M. Duvivier, délégué de l'administrateur général des finances – Nous attendons des procès-verbaux contre les fraudeurs ; cela est indispensable pour poursuivre et pour emprisonner. (U. B., 8 déc.)

M. Alexandre Rodenbach – Il faut que le gouvernement fasse connaître à la frontière que la loi sera exécutée avec rigueur et sévérité. La loi punit la fraude par la prison ; des procès-verbaux sont dressés, il est vrai mais on ne leur donne aucune suite, on les jette dans les cartons où on les oublie : ce n'est pas ainsi qu'on peut arrêter la fraude. Qu'on exécute la loi, rien que la loi ; je ne veux pas qu'on vexe les fraudeurs, mais je veux qu'on les punisse. (U. B., 8 déc.)

M. Duvivier, délégué de l'administrateur général des finances – Mais encore faut-il pour arrêter un homme et lui mettre la main sur le collet... (Rire général.) (U. B., 8 déc.)

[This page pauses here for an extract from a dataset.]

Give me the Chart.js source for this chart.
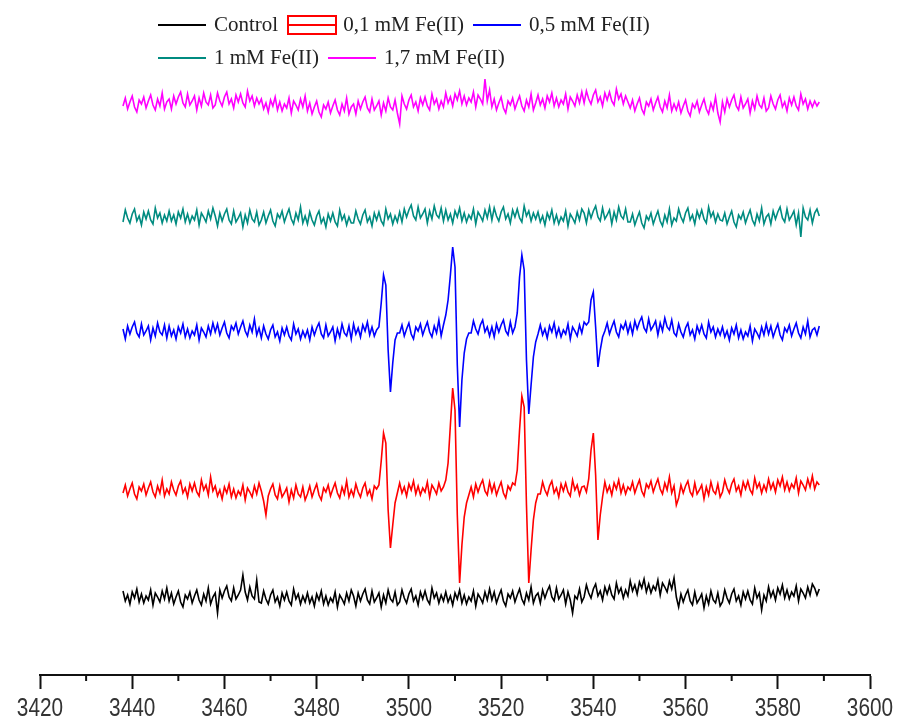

M. Alexandre Rodenbach – J'ai dit...

- Plusieurs voix. - Assez ! assez ! (U. B., 8 déc.)

M. Duvivier, délégué de l'administrateur général des finances – Quand des procès-verbaux nous parviendront, les fraudeurs ne seront pas épargnés. (U. B., 8 déc.)

M. Alexandre Rodenbach – Il faut, je le répète, exécuter la loi. L'ancien gouvernement ne le faisait pas : jamais on ne punissait la fraude par la prison ; on laissait courir les fraudeurs, et on se contentait d'arrêter la marchandise. (U. B., 8 déc.)

M. le président – Quelqu'un demande-t-il la parole ? (Silence,)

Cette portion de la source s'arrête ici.